• **WORK REQUIRED**
Retype the whole listing verbatim and keep the pictures out of it.

══════════

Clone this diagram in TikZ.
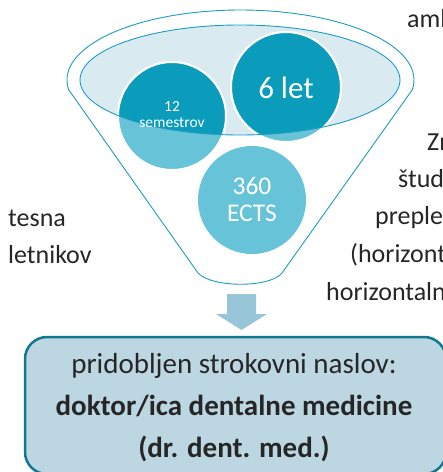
\documentclass[tikz,border=0pt]{standalone}
\usepackage{fontspec}
\setmainfont{Carlito}
\definecolor{rimline}{HTML}{1B9EBF}
\definecolor{innerfill}{HTML}{D9EAF0}
\definecolor{darkc}{HTML}{0B9BBB}
\definecolor{lightc}{HTML}{67C3D7}
\definecolor{arrowc}{HTML}{98C6D8}
\definecolor{boxfill}{HTML}{BDD7E2}
\definecolor{boxline}{HTML}{13788F}
\definecolor{txt}{HTML}{262626}
\tikzset{
  sidetext/.style={inner sep=0pt, text=txt, font=\fontsize{26}{30}\selectfont},
  circtext/.style={inner sep=0pt, text=white, align=center},
  boxtext/.style={inner sep=0pt, text=txt, font=\fontsize{29}{34}\selectfont},
}
\begin{document}
\begin{tikzpicture}[x=1pt,y=-1pt]
\useasboundingbox (0,0) rectangle (443,472);
\clip (0,0) rectangle (443,472);
% funnel outline
\draw[rimline, line width=0.9pt, fill=white]
  (240.5,80) ++(172:173.5 and 70) arc[start angle=172, end angle=368, x radius=173.5, y radius=70]
  -- (282,273) .. controls (270,288) and (212,288) .. (198,273) -- cycle;
% inner ellipse fill
\fill[innerfill] (240,80) ellipse[x radius=160, y radius=55];
% circles (light)
\fill[lightc, draw=white, line width=2pt] (172,116) circle[radius=54];
\fill[lightc, draw=white, line width=2pt] (286,87) circle[radius=55];
\fill[lightc] (252,200) circle[radius=54];
% dark part inside ellipse
\begin{scope}
  \clip (240,80) ellipse[x radius=160, y radius=55];
  \fill[darkc, draw=white, line width=2pt] (172,116) circle[radius=54];
  \fill[darkc, draw=white, line width=2pt] (286,87) circle[radius=55];
\end{scope}
\draw[rimline, line width=0.9pt] (240,80) ellipse[x radius=160, y radius=55];
% circle texts
\node[circtext, font=\fontsize{31}{34}\selectfont] (t6) at (286,88) {6 let};
\node[circtext, font=\fontsize{25.5}{28}\selectfont] (t360) at (252,186) {360};
\node[circtext, font=\fontsize{25.5}{28}\selectfont] (tects) at (252,213) {ECTS};
\node[circtext, font=\fontsize{15.5}{17}\selectfont] (t12) at (172,106) {12};
\node[circtext, font=\fontsize{15.5}{17}\selectfont] (tsem) at (172,123) {semestrov};
% arrow
\fill[arrowc] (227,294) -- (256,294) -- (256,314) -- (267,314) -- (241.5,330)
  -- (216,314) -- (227,314) -- cycle;
% bottom box
\draw[boxline, fill=boxfill, line width=2.5pt, rounded corners=22pt]
  (25,337) rectangle (446,474);
\node[boxtext, anchor=base] (b1) at (234,373) {pridobljen strokovni naslov:};
\node[boxtext, anchor=base, font=\fontsize{29}{34}\selectfont\bfseries] (b2) at (234,415) {doktor/ica dentalne medicine};
\node[boxtext, anchor=base, font=\fontsize{29}{34}\selectfont\bfseries] (b3) at (234,457) {(dr. dent. med.)};
% side texts
\node[sidetext, anchor=base west] (l1) at (8,226) {tesna};
\node[sidetext, anchor=base west] (l2) at (8,263) {letnikov};
\node[sidetext, anchor=base west] (r0) at (407,27) {amb};
\node[sidetext, anchor=base west] (r1) at (427,150) {Zn};
\node[sidetext, anchor=base west] (r2) at (398,187) {štud};
\node[sidetext, anchor=base west] (r3) at (375,224) {preple};
\node[sidetext, anchor=base west] (r4) at (350,262) {(horizont};
\node[sidetext, anchor=base west] (r5) at (326,300) {horizontaln};
\end{tikzpicture}
\end{document}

══════════

• **SOLVED PROBLEM**
Clone this diagram in TikZ.
\documentclass[tikz,border=0pt]{standalone}
\usepackage{fontspec}
\setmainfont{Carlito}
\definecolor{rimline}{HTML}{1B9EBF}
\definecolor{innerfill}{HTML}{D9EAF0}
\definecolor{darkc}{HTML}{0B9BBB}
\definecolor{lightc}{HTML}{67C3D7}
\definecolor{arrowc}{HTML}{98C6D8}
\definecolor{boxfill}{HTML}{BDD7E2}
\definecolor{boxline}{HTML}{13788F}
\definecolor{txt}{HTML}{262626}
\tikzset{
  sidetext/.style={inner sep=0pt, text=txt, font=\fontsize{26}{30}\selectfont},
  circtext/.style={inner sep=0pt, text=white, align=center},
  boxtext/.style={inner sep=0pt, text=txt, font=\fontsize{29}{34}\selectfont},
}
\begin{document}
\begin{tikzpicture}[x=1pt,y=-1pt]
\useasboundingbox (0,0) rectangle (443,472);
\clip (0,0) rectangle (443,472);
% funnel outline
\draw[rimline, line width=0.9pt, fill=white]
  (240.5,80) ++(172:173.5 and 70) arc[start angle=172, end angle=368, x radius=173.5, y radius=70]
  -- (282,273) .. controls (270,288) and (212,288) .. (198,273) -- cycle;
% inner ellipse fill
\fill[innerfill] (240,80) ellipse[x radius=160, y radius=55];
% circles (light)
\fill[lightc, draw=white, line width=2pt] (172,116) circle[radius=54];
\fill[lightc, draw=white, line width=2pt] (286,87) circle[radius=55];
\fill[lightc] (252,200) circle[radius=54];
% dark part inside ellipse
\begin{scope}
  \clip (240,80) ellipse[x radius=160, y radius=55];
  \fill[darkc, draw=white, line width=2pt] (172,116) circle[radius=54];
  \fill[darkc, draw=white, line width=2pt] (286,87) circle[radius=55];
\end{scope}
\draw[rimline, line width=0.9pt] (240,80) ellipse[x radius=160, y radius=55];
% circle texts
\node[circtext, font=\fontsize{31}{34}\selectfont] (t6) at (286,88) {6 let};
\node[circtext, font=\fontsize{25.5}{28}\selectfont] (t360) at (252,186) {360};
\node[circtext, font=\fontsize{25.5}{28}\selectfont] (tects) at (252,213) {ECTS};
\node[circtext, font=\fontsize{15.5}{17}\selectfont] (t12) at (172,106) {12};
\node[circtext, font=\fontsize{15.5}{17}\selectfont] (tsem) at (172,123) {semestrov};
% arrow
\fill[arrowc] (227,294) -- (256,294) -- (256,314) -- (267,314) -- (241.5,330)
  -- (216,314) -- (227,314) -- cycle;
% bottom box
\draw[boxline, fill=boxfill, line width=2.5pt, rounded corners=22pt]
  (25,337) rectangle (446,474);
\node[boxtext, anchor=base] (b1) at (234,373) {pridobljen strokovni naslov:};
\node[boxtext, anchor=base, font=\fontsize{29}{34}\selectfont\bfseries] (b2) at (234,415) {doktor/ica dentalne medicine};
\node[boxtext, anchor=base, font=\fontsize{29}{34}\selectfont\bfseries] (b3) at (234,457) {(dr. dent. med.)};
% side texts
\node[sidetext, anchor=base west] (l1) at (8,226) {tesna};
\node[sidetext, anchor=base west] (l2) at (8,263) {letnikov};
\node[sidetext, anchor=base west] (r0) at (407,27) {amb};
\node[sidetext, anchor=base west] (r1) at (427,150) {Zn};
\node[sidetext, anchor=base west] (r2) at (398,187) {štud};
\node[sidetext, anchor=base west] (r3) at (375,224) {preple};
\node[sidetext, anchor=base west] (r4) at (350,262) {(horizont};
\node[sidetext, anchor=base west] (r5) at (326,300) {horizontaln};
\end{tikzpicture}
\end{document}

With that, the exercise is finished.